Друзья и родные решили, что теперь-то мне снимать не дадут вовсе (320 печатных изданий страны Советов хором заявили, что я «Опошлил последнюю святыню— память о Великой Отечественной войне 1941–1945 годов, и надругался над… тут каждый может вставить своё слово, — в печатных изданиях тоже были разночтения — от девичьей и воинской чести, до чести Страны. В целом!»).
В нападках на фильм и его создателя дураки, как всегда, перестарались и, несмотря на множество ограничений в прокате (Минус кинотеатры центра Москвы! Минус все столицы республик! Украина совсем оборзела: «Минус вся республика! — кроме курортной зоны»). Вот тут люди, именуемые зрителями, как с резьбы сорвались: «что же это за диковина такая зловредная, что все, ну, прямо все-все газеты её так сильно лягают, а журнал «Крокодил» аж двумя фельетонами шарахнул, как из орудий главного калибра». И повалили — за первые полгода 37 миллионов зритепей! Намечался рекорд… Опсихелый зам. дёрнулся и приказал: «Прекратить подсчёт», — «А куда девать цифры и деньги?» — «Перекидывать на другие, идейно выдержанные фильмы выдающихся мастеров, например» (Со мной этот трюк уже проделали при прокате «Улицы Ньютона, дом 1»).
Да ладно уж, чего душу травить? Будем перечислять дальше:
«Посланники вечности» — «МОСФИЛЬМ», 1971 г. «Товарищ генерал» — «МОСФИЛЬМ», 1974 г.
«Шествие золотых зверей» — «МОСФИЛЬМ», 1979 г.
«О странностях любви» — «МОСФИЛЬМ», 1981 г. (стереофильм).
Каждая картина имеет свою историю и приключения, но сейчас не об этом…
Теперь я пишу просто для того, чтобы было написано.

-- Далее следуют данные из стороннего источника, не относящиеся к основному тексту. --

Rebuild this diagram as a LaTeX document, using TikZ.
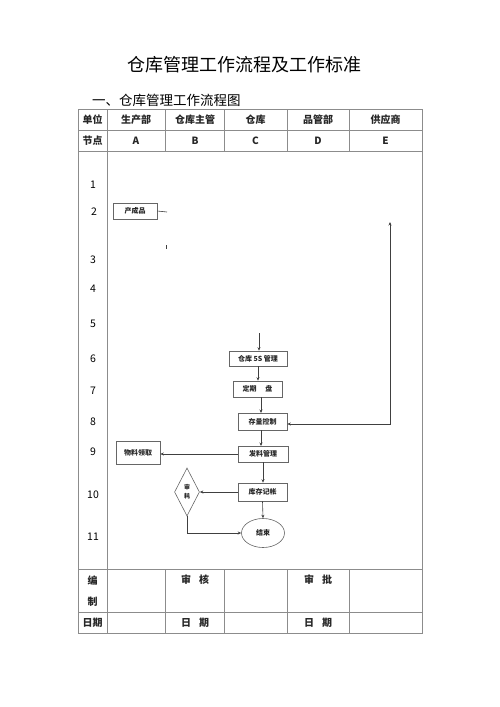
\documentclass[tikz,border=0pt]{standalone}
\usepackage{fontspec}
\setmainfont{Noto Sans CJK SC}
\usetikzlibrary{shapes.geometric,arrows.meta}
\begin{document}
\begin{tikzpicture}[x=1pt,y=-1pt,
  grid/.style={draw=black!45,line width=0.8pt},
  hdr/.style={font=\fontsize{10}{12}\selectfont\bfseries,text=black!85},
  num/.style={font=\fontsize{10.5}{12}\selectfont},
  box/.style={draw=black!60,line width=0.6pt,inner sep=0pt,font=\fontsize{7}{8}\selectfont\bfseries,text=black!85},
  line/.style={draw=black!75,line width=0.6pt},
  arr/.style={line,-{Stealth[length=3.5pt,width=3pt]}}]
\useasboundingbox (0,0) rectangle (500,707);
% titles
\node[font=\fontsize{18}{20}\selectfont] (title) at (244,65) {仓库管理工作流程及工作标准};
\node[font=\fontsize{13.5}{15}\selectfont,anchor=west,inner sep=0pt] (sub) at (92,100) {一、仓库管理工作流程图};
% table grid
\draw[grid] (78,109) rectangle (422,633);
\draw[grid] (78,130) -- (422,130);
\draw[grid] (78,151) -- (422,151);
\draw[grid] (78,569) -- (422,569);
\draw[grid] (78,612) -- (422,612);
\draw[grid] (107,109) -- (107,633);
\foreach \x in {165,224,287,349} {
  \draw[grid] (\x,109) -- (\x,151);
  \draw[grid] (\x,569) -- (\x,633);
}
% header
\node[hdr] (h1) at (92.5,119.5) {单位};
\node[hdr] (h2) at (136,119.5) {生产部};
\node[hdr] (h3) at (195,119.5) {仓库主管};
\node[hdr] (h4) at (255.5,119.5) {仓库};
\node[hdr] (h5) at (318,119.5) {品管部};
\node[hdr] (h6) at (385.5,119.5) {供应商};
\node[hdr] (k1) at (92.5,140.5) {节点};
\node[hdr] (k2) at (136,140.5) {A};
\node[hdr] (k3) at (195,140.5) {B};
\node[hdr] (k4) at (255.5,140.5) {C};
\node[hdr] (k5) at (318,140.5) {D};
\node[hdr] (k6) at (385.5,140.5) {E};
% row numbers
\node[num] (n1) at (93,185) {1};
\node[num] (n2) at (94,212) {2};
\node[num] (n3) at (93,260) {3};
\node[num] (n4) at (93,289) {4};
\node[num] (n5) at (93,324) {5};
\node[num] (n6) at (93,359) {6};
\node[num] (n7) at (93,391) {7};
\node[num] (n8) at (93,422) {8};
\node[num] (n9) at (93,452) {9};
\node[num] (n10) at (93,495) {10};
\node[num] (n11) at (93,537) {11};
% footer
\node[hdr] (f1) at (92.5,581) {编};
\node[hdr] (f2) at (92.5,602) {制};
\node[hdr] (f3) at (195,580) {审\hspace{8pt}核};
\node[hdr] (f4) at (318,580) {审\hspace{8pt}批};
\node[hdr] (g1) at (92.5,623) {日期};
\node[hdr] (g2) at (195,623) {日\hspace{8pt}期};
\node[hdr] (g3) at (318,623) {日\hspace{8pt}期};
% flow nodes
\node[box,minimum width=44pt,minimum height=16pt] (cp) at (135,211) {产成品};
\coordinate (stub) at (167,212);
\coordinate (t1) at (166,245);
\coordinate (t2) at (166,249);
\coordinate (s5) at (259,333);
\node[box,minimum width=58pt,minimum height=15pt] (w5s) at (258,358.5) {仓库 5S 管理};
\node[box,minimum width=49pt,minimum height=16pt] (dq) at (257.5,389) {定期\hspace{9pt}盘};
\node[box,minimum width=49pt,minimum height=17pt] (cl) at (262.5,421.5) {存量控制};
\node[box,minimum width=50pt,minimum height=16pt] (fl) at (263,454) {发料管理};
\node[box,minimum width=44pt,minimum height=23pt] (wl) at (138,452.5) {物料领取};
\node[box,minimum width=49pt,minimum height=18pt] (kc) at (262.5,492) {库存记帐};
\node[box,diamond,minimum width=25pt,minimum height=48pt,align=center,font=\fontsize{6}{9}\selectfont\bfseries] (sh) at (187,492) {审\\耗};
\node[box,ellipse,minimum width=43pt,minimum height=29pt] (end) at (263,533) {结束};
\coordinate (corner) at (390,424);
\coordinate (top) at (390,222);
% connectors
\draw[line] (cp.east) -- (stub);
\draw[line,line width=0.4pt] (t1) -- (t2);
\draw[arr] (s5) -- (s5 |- w5s.north);
\draw[arr] (w5s.south) -- (w5s.south |- dq.north);
\draw[arr] (261,397) -- (261,413);
\draw[line,{Stealth[length=3.5pt,width=3pt]}-{Stealth[length=3.5pt,width=3pt]}] (cl.east |- corner) -- (corner) -- (top);
\draw[arr] (261,430) -- (261,446);
\draw[arr] (fl.west) -- (fl.west -| wl.east);
\draw[arr] (fl.south) -- (fl.south |- kc.north);
\draw[arr] (kc.west) -- (sh.east);
\draw[arr] (kc.south) -- (end.north);
\draw[arr] (sh.south) -- (sh.south |- end.west) -- (end.west);
\end{tikzpicture}
\end{document}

И, может быть, издано… Чтобы прочли.
…Самым-самым первым оказался Джекки Куган. Мне было три с половиной… но не больше четырёх лет. Это была американская кинокомедия с проказами, драками и трюками. Показали мне фильм в одном из трёх кинотеатров Москвы, расположенных на Пушкинской площади, не в «Центральном», не в «Великом немом», а скорее всего, в «Паласе». И тогда я за кем-то повторил: «Вот так штука капитана Кука», — и от себя добавил: «Джекки Куган», — вот и получалось КИНО. Это были мои первые опыты монтажа несочетаемого — наверное, всё это и оказалось впоследствии моей основной профессией…
Потом уже, и долго, всякое кино я принимал, как дикарь, за чистую монету и считал, что «так оно и было на самом деле» — только никак не мог догадаться, как удалось всё это заснять с такой тщательностью… Сомнений в достоверности происходящего на экране не возникало… А когда я стал догадываться, что всё это как-то воссоздается, делается, творится… На большой перемене в зале школы у Никитских ворот появились какие-то экстравагантные дамочки и девицы. Они вылавливали девчонок и мальчишек в снующей толпе и записывали в свои кондуиты.